A mere departmental regulation of a federal bureau cannot control the operation or construction of a tax law of this state. Furthermore it is evident that while it is impossible to segregate oil in a pipe line so as to say that this particular oil was actually exported, it is possible to know exactly how much oil passing through the pipe line was exported, and the exclusion of that quantity from the oil to be taxed clearly results in the tax being imposed upon all oil not exported from the country.

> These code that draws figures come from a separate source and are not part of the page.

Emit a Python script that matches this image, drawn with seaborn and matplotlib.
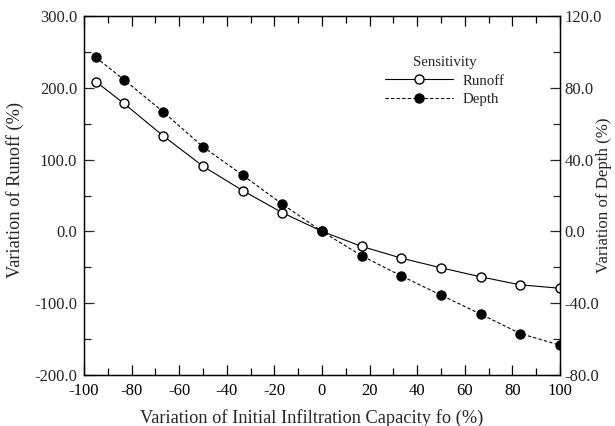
import matplotlib
matplotlib.use("Agg")
import matplotlib.pyplot as plt
import seaborn as sns
import pandas as pd
from matplotlib.ticker import MultipleLocator, FormatStrFormatter

sns.set_theme(style="ticks")
plt.rcParams['font.family'] = ['Liberation Serif', 'DejaVu Serif']
plt.rcParams['axes.unicode_minus'] = False

variation_fo = [-95, -83.3, -66.7, -50, -33.3, -16.7, 0, 16.7, 33.3, 50, 66.7, 83.3, 100]
runoff_var = [208.5, 178.4, 133.0, 90.8, 56.8, 26.1, 0.0, -20.9, -37.2, -50.7, -63.3, -74.4, -79.2]
depth_var = [96.9, 84.6, 66.6, 47.1, 31.3, 15.2, 0.0, -13.6, -24.8, -35.5, -46.1, -56.9, -63.4]

df_r = pd.DataFrame({"x": variation_fo, "y": runoff_var})
df_d = pd.DataFrame({"x": variation_fo, "y": depth_var})

fig = plt.figure(figsize=(6.15, 4.26), dpi=100)
ax = fig.add_axes([84/615, 1-375/426, (560-84)/615, (375-16)/426])
ax2 = ax.twinx()

sns.lineplot(data=df_r, x="x", y="y", ax=ax, color="black", lw=0.8,
             marker="o", markersize=6.5, markerfacecolor="white",
             markeredgecolor="black", markeredgewidth=1.0, label="Runoff", legend=False)
sns.lineplot(data=df_d, x="x", y="y", ax=ax2, color="black", lw=0.8, linestyle=(0, (3, 2)),
             marker="o", markersize=6.5, markerfacecolor="black",
             markeredgecolor="black", markeredgewidth=1.0, label="Depth", legend=False)

ax.set_xlim(-100, 100)
ax.set_ylim(-200, 300)
ax2.set_ylim(-80, 120)

ax.xaxis.set_major_locator(MultipleLocator(20))
ax.xaxis.set_minor_locator(MultipleLocator(10))
ax.yaxis.set_major_locator(MultipleLocator(100))
ax.yaxis.set_minor_locator(MultipleLocator(50))
ax2.yaxis.set_major_locator(MultipleLocator(40))
ax2.yaxis.set_minor_locator(MultipleLocator(20))
ax.yaxis.set_major_formatter(FormatStrFormatter("%.1f"))
ax2.yaxis.set_major_formatter(FormatStrFormatter("%.1f"))

fs = 12
ax.tick_params(axis="x", which="both", direction="in", top=True, bottom=True,
               labelsize=fs, colors="black", pad=6)
ax.tick_params(axis="x", which="major", length=7, width=0.9)
ax.tick_params(axis="x", which="minor", length=5, width=0.9)
ax.tick_params(axis="y", which="both", direction="in", left=True, right=False,
               labelsize=fs, pad=5)
ax.tick_params(axis="y", which="major", length=7, width=0.9)
ax.tick_params(axis="y", which="minor", length=5, width=0.9)
ax2.tick_params(axis="y", which="both", direction="in", right=True, left=False,
                labelsize=fs, pad=3)
ax2.tick_params(axis="y", which="major", length=7, width=0.9)
ax2.tick_params(axis="y", which="minor", length=5, width=0.9)

for a in (ax, ax2):
    for s in a.spines.values():
        s.set_visible(True)
        s.set_color("black")
        s.set_linewidth(0.9)

lfs = 13.2
ax.set_xlabel("Variation of Initial Infiltration Capacity fo (%)", fontsize=lfs)
ax.set_ylabel("Variation of Runoff (%)", fontsize=lfs)
ax2.set_ylabel("Variation of Depth (%)", fontsize=12.2)
ax.xaxis.set_label_coords((311.5-84)/476, (375-409)/359)
ax.yaxis.set_label_coords((24-84)/476, (375-190)/359)
ax2.yaxis.set_label_coords((596.5-84)/476, (375-195)/359)

h1 = ax.get_lines()[0]
h2 = ax2.get_lines()[0]
leg = ax2.legend([h1, h2], ["Runoff", "Depth"], title="Sensitivity", frameon=False,
                 loc="upper left", bbox_to_anchor=((385-84)/476, 1-(56-16)/359),
                 fontsize=10.7, title_fontsize=10.7, handlelength=4.6, handletextpad=0.6,
                 labelspacing=0.35, borderpad=0, borderaxespad=0)

fig.savefig("out.png", dpi=100)
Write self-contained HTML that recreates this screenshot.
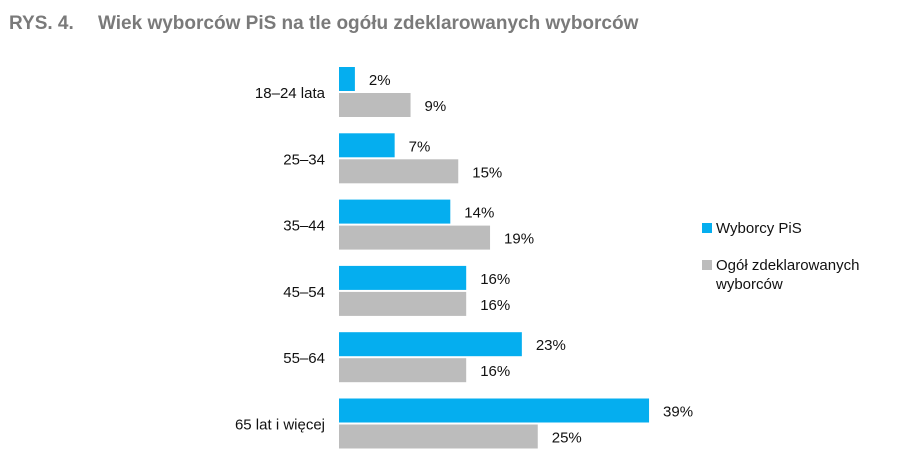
<!DOCTYPE html>
<html><head><meta charset="utf-8"><style>
body{margin:0;background:#fff;width:917px;height:469px;overflow:hidden;font-family:"Liberation Sans",sans-serif}
</style></head><body>
<svg width="917" height="469" style="font-family:'Liberation Sans',sans-serif">
<text x="9" y="29" font-size="19" font-weight="bold" fill="#7a7a7a">RYS. 4.<tspan x="98">Wiek wyborców PiS na tle ogółu zdeklarowanych wyborców</tspan></text>
<g id="bars"></g>
<g>
<rect x="702" y="223" width="10" height="10" fill="#05aeef"/>
<text x="716" y="233" font-size="15" fill="#111">Wyborcy PiS</text>
<rect x="702" y="260" width="10" height="10" fill="#bcbcbc"/>
<text x="716" y="270" font-size="15" fill="#111">Ogół zdeklarowanych<tspan x="716" dy="19">wyborców</tspan></text>
</g>
</svg>
<script>
const categories=["18–24 lata","25–34","35–44","45–54","55–64","65 lat i więcej"];
const pisValues=[2,7,14,16,23,39];
const allValues=[9,15,19,16,16,25];
const ns="http://www.w3.org/2000/svg";
const g=document.getElementById('bars');
const x0=339, pxPer=7.95, top0=67, pitch=66.3, bh=24;
function xs(v){return v*pxPer;}
function mk(tag,a){const e=document.createElementNS(ns,tag);for(const k in a)e.setAttribute(k,a[k]);g.appendChild(e);return e;}
categories.forEach((c,i)=>{
  const y=top0+i*pitch;
  const lbl=mk('text',{x:325,y:y+31,'font-size':15,fill:'#111','text-anchor':'end'});
  lbl.textContent=c;
  
  
  [[pisValues[i],'#05aeef',0,'bar-pis'],[allValues[i],'#bcbcbc',bh+2,'bar-all']].forEach(([v,col,off,nm])=>{
    const r=mk('rect',{x:x0,y:y+off,width:xs(v),height:bh,fill:col});
    
    
    const t=mk('text',{x:x0+xs(v)+14,y:y+off+18,'font-size':15,fill:'#111'});
    t.textContent=v+'%';
    
    
  });
});
</script>
</body></html>
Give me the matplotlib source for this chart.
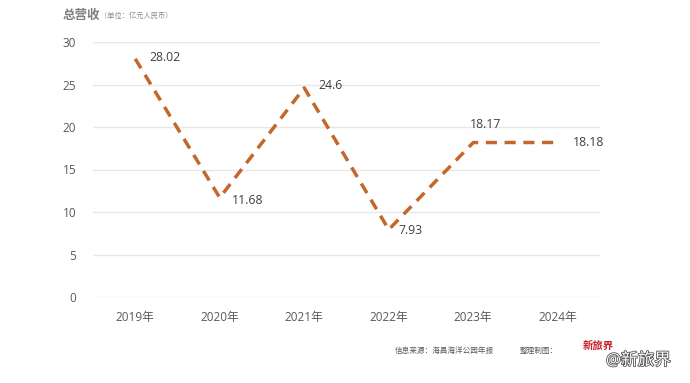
import matplotlib
matplotlib.use("Agg")
import matplotlib.pyplot as plt
import matplotlib.patheffects as pe

plt.rcParams['font.family'] = ['Open Sans', 'Noto Sans CJK SC', 'DejaVu Sans']

years = ["2019年", "2020年", "2021年", "2022年", "2023年", "2024年"]
revenue = [28.02, 11.68, 24.6, 7.93, 18.17, 18.18]
value_labels = ["28.02", "11.68", "24.6", "7.93", "18.17", "18.18"]
yticks = [0, 5, 10, 15, 20, 25, 30]

fig = plt.figure(figsize=(6.9, 3.83), dpi=100)
ax = fig.add_axes([93/690, 1-297/383, (600-93)/690, (297-42)/383])

x = list(range(len(years)))
ax.plot(x, revenue, color='#C4672B', lw=2.5, dashes=(3.2, 2.2), solid_capstyle='butt', zorder=3)

offsets = [(10, 1, 'left', 'center'), (9, -2, 'left', 'center'), (10, 2, 'left', 'center'),
           (7, -1, 'left', 'center'), (9, 8, 'center', 'bottom'), (11, 0, 'left', 'center')]
for xi, v, lab, (dx, dy, ha, va) in zip(x, revenue, value_labels, offsets):
    ax.annotate(lab, (xi, v), xytext=(dx, dy), textcoords='offset points', ha=ha, va=va,
                fontsize=8.8, color='#404040')

ax.set_xlim(-0.5, 5.5)
ax.set_ylim(0, 30)
ax.set_yticks(yticks)
ax.set_xticks(x)
ax.set_xticklabels(years)
ax.grid(axis='y', color='#E8E8E8', lw=1)
ax.set_axisbelow(True)
for s in ax.spines.values():
    s.set_visible(False)
ax.tick_params(length=0, labelsize=8.5, labelcolor='#595959')
ax.tick_params(axis='y', pad=12)
ax.tick_params(axis='x', pad=10)

fig.text(63/690, 1-15/383, "总营收", fontsize=9, color='#7F7F7F', fontweight='bold', va='center', ha='left')
fig.text(100/690, 1-16/383, "（单位：亿元人民币）", fontsize=5.2, color='#8C8C8C', va='center', ha='left')

fig.text(395/690, 1-351/383, "信息来源：海昌海洋公园年报", fontsize=5.5, color='#595959', va='center', ha='left')
fig.text(520/690, 1-351/383, "整理制图：", fontsize=5.5, color='#595959', va='center', ha='left')
fig.text(583/690, 1-346/383, "新旅界", fontsize=7.5, color='#C8202A', fontweight='bold', va='center', ha='left')
fig.text(606/690, 1-361/383, "@新旅界", fontsize=12, color='#FFFFFF', va='center', ha='left',
         path_effects=[pe.withStroke(linewidth=1.2, foreground='#555555')])

fig.savefig("out.png", dpi=100)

No amount of mental legerdemain can change the fact that plaintiff did consume, and did not resell, a portion of the crude oil purchased by it for resale. Upon the portion so consumed the Board of Equalization properly assessed the tax, acting (to quote again from Davidson v. Commissioner of Internal Reverme, supra) “on the basis of what was done rather than on what petitioner intended to do.”
Judgment affirmed.
Nourse, P. J., and Spence, J., concurred.
Appellant’s petition for a hearing by the Supreme Court was denied July 15, 1943. Traynor, J., did not participate therein.